Adam is now five and 10 months, and he has been learning all about linguistic affordances, in both English and French. Of course, part of that is understanding words and grammar. But it also means getting your tongue around catch phrases. Which proliferate, the age of YouTube.
My distinguished pal. Did he pick this up from Bugs Bunny, or Scooby Doo, or Tom and Jerry, or the horror shows – tales of the cryptkeeper, the Haunting Hour, Goose Bumps – that we, his permissive parents, have allowed him to see? I don’t see the harm, although when he sat at the table at his grandparents’ house a few days ago and said that he wanted a motorcycle, a black helmet, sunglasses like a movie star, a black shirt with a skull on it, and to join a motorcycle gang, I had a few qualms. The gang reference came from Scooby Doo. Adam thought the whole point of the gang was to roll up your t shirt sleeves so that you showed your shoulder. He thought that would be a hilarious thing to do. I had to agree.

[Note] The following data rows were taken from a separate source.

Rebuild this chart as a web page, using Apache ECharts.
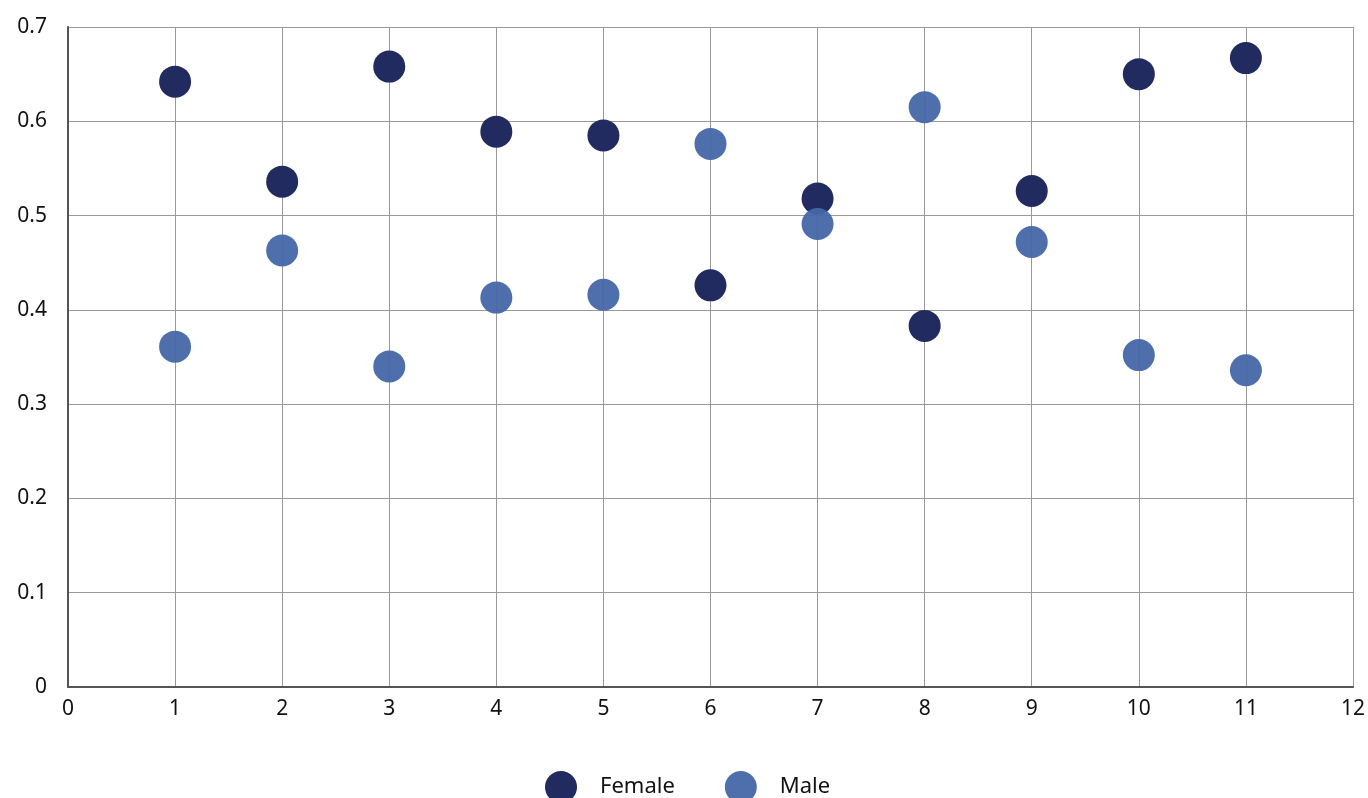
<!DOCTYPE html>
<html><head><meta charset="utf-8">
<script src="https://cdn.jsdelivr.net/npm/echarts@6/dist/echarts.min.js"></script>
<style>html,body{margin:0;padding:0;background:#fff}#c{width:1368px;height:798px}</style>
</head><body><div id="c"></div>
<script>
const xValues = [1,2,3,4,5,6,7,8,9,10,11];
const femaleValues = [0.642,0.536,0.658,0.589,0.585,0.426,0.518,0.383,0.526,0.650,0.667];
const maleValues = [0.361,0.463,0.340,0.413,0.416,0.576,0.491,0.615,0.472,0.352,0.336];
const seriesNames = ['Female','Male'];

const chart = echarts.init(document.getElementById('c'));
const font = '"Noto Sans", sans-serif';
chart.setOption({
  animation:false,
  grid:{left:68,right:14,top:27,bottom:111,containLabel:false},
  legend:{
    data:seriesNames, bottom:-10, left:540, itemWidth:32, itemHeight:32, itemGap:50,
    icon:'circle', textStyle:{fontSize:22,color:'#111',fontFamily:font,padding:[0,0,0,18]}
  },
  xAxis:{type:'value',min:0,max:12,interval:1,
    axisLine:{show:true,lineStyle:{color:'#555',width:2}},
    axisTick:{show:false},
    axisLabel:{fontSize:21,color:'#111',fontFamily:font,margin:12},
    splitLine:{show:true,lineStyle:{color:'#999',width:1}}
  },
  yAxis:{type:'value',min:0,max:0.7,interval:0.1,
    axisLine:{show:true,lineStyle:{color:'#555',width:2}},
    axisTick:{show:false},
    axisLabel:{fontSize:21,color:'#111',fontFamily:font,margin:21,formatter:v=>String(Math.round(v*10)/10)},
    splitLine:{show:true,lineStyle:{color:'#999',width:1}}
  },
  series:[
    {name:'Female',type:'scatter',symbolSize:32,itemStyle:{color:'#222b5f',opacity:1},
     data:xValues.map((x,i)=>[x,femaleValues[i]])},
    {name:'Male',type:'scatter',symbolSize:32,itemStyle:{color:'#4467a6',opacity:0.95},
     data:xValues.map((x,i)=>[x,maleValues[i]])}
  ]
});
</script></body></html>
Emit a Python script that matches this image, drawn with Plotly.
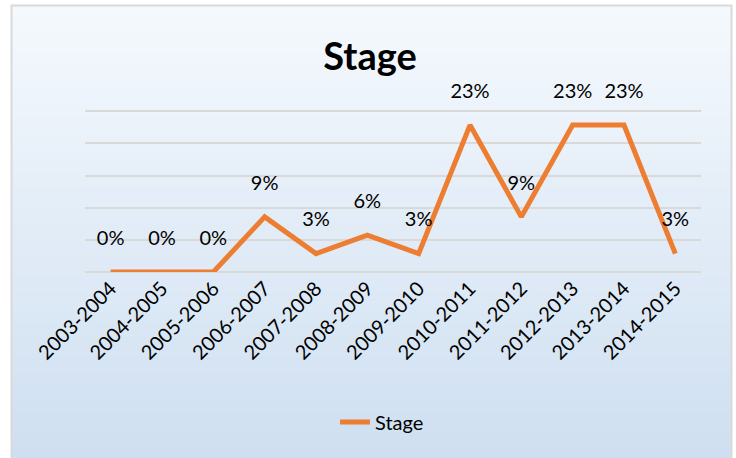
import plotly.graph_objects as go

categories = ["2003-2004", "2004-2005", "2005-2006", "2006-2007", "2007-2008", "2008-2009",
              "2009-2010", "2010-2011", "2011-2012", "2012-2013", "2013-2014", "2014-2015"]
counts = [0, 0, 0, 3, 1, 2, 1, 8, 3, 8, 8, 1]
total = 35
values = [c / total for c in counts]
labels = [f"{round(v * 100)}%" for v in values]
series_name = "Stage"

W, H = 736, 458
YMAX = 0.252
ML, MR, MB = 85, 35, 186
MT = 111 - round((YMAX - 0.25) * (161 / 0.25))
PW, PH = W - ML - MR, H - MT - MB
FONT = "Lato, Open Sans, sans-serif"

def px2paper_x(px):
    return (px - ML) / PW

def px2paper_y(py):
    return (H - MB - py) / PH

# gradient background via strips
shapes = []
top_c = (245, 249, 253)
bot_c = (206, 223, 241)
y0p, y1p = 6, 458
n = 90
for i in range(n):
    a = y0p + (y1p - y0p) * i / n
    b = y0p + (y1p - y0p) * (i + 1) / n
    t = (i + 0.5) / n
    col = tuple(round(top_c[k] + (bot_c[k] - top_c[k]) * t) for k in range(3))
    shapes.append(dict(type="rect", xref="paper", yref="paper", layer="below",
                       x0=px2paper_x(12), x1=px2paper_x(731),
                       y0=px2paper_y(b + 0.5), y1=px2paper_y(a),
                       fillcolor=f"rgb{col}", line=dict(width=0)))
# frame border
shapes.append(dict(type="rect", xref="paper", yref="paper", layer="below",
                   x0=px2paper_x(11.5), x1=px2paper_x(731.5),
                   y0=px2paper_y(470), y1=px2paper_y(5.5),
                   fillcolor="rgba(0,0,0,0)", line=dict(color="#d9d9d9", width=2)))

fig = go.Figure()
fig.add_trace(go.Scatter(
    x=categories, y=values, mode="lines+markers+text", name=series_name,
    line=dict(color="#ed7d31", width=5),
    marker=dict(size=34, color="rgba(0,0,0,0)", line=dict(width=0)),
    text=labels, textposition="top center",
    textfont=dict(family=FONT, size=20, color="#000000"),
    cliponaxis=False, hoverinfo="x+y",
))

fig.update_layout(
    width=W, height=H,
    margin=dict(l=ML, r=MR, t=MT, b=MB),
    paper_bgcolor="white", plot_bgcolor="rgba(0,0,0,0)",
    shapes=shapes,
    title=dict(text="<b>Stage</b>", x=px2paper_x(370), xref="paper", xanchor="center",
               y=1 - 57 / H, yanchor="middle",
               font=dict(family=FONT, size=38, color="#000000")),
    xaxis=dict(type="category", tickangle=-45, showgrid=False, showline=False, ticks="",
               tickfont=dict(family=FONT, size=20, color="#000000"),
               range=[-0.5, len(categories) - 0.5]),
    yaxis=dict(range=[0, YMAX], dtick=0.05, showticklabels=False, gridcolor="#d9d9d9",
               gridwidth=1.5, zeroline=True, zerolinecolor="#d9d9d9", zerolinewidth=1.5,
               showline=False, ticks=""),
    showlegend=True,
    legend=dict(orientation="h", x=px2paper_x(382), xanchor="center",
                y=px2paper_y(422), yanchor="middle",
                font=dict(family=FONT, size=20, color="#000000"),
                bgcolor="rgba(0,0,0,0)", itemsizing="constant"),
)

fig.write_html("out.html", config={"displayModeBar": False},
               post_script="document.body.style.margin='0';document.body.style.overflow='hidden';")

My distinguished pal. When I was young, it was of course an unrelenting stream of tv – old movies, rerun tv series, cartoons. And I still, in an age where I am definitely past my sell-by date, remember some of them. I remember, for instance, Newton, the Centaur, calling out for Herc Herc Hercules. I remember seeing a gangster move with James Cagney, at the end of which he died, clutching his stomach and moaning, is this the end of Rico? I must have died like Rico a hundred times, over chairs, on sofas, in the dining room, in the living room, in the back yard. Each time was as fun as the first time.
Every life is full of muses. We just don’t recognize them, or trace their obscure workings and wendings as they sink into our lives. My distinguished pal.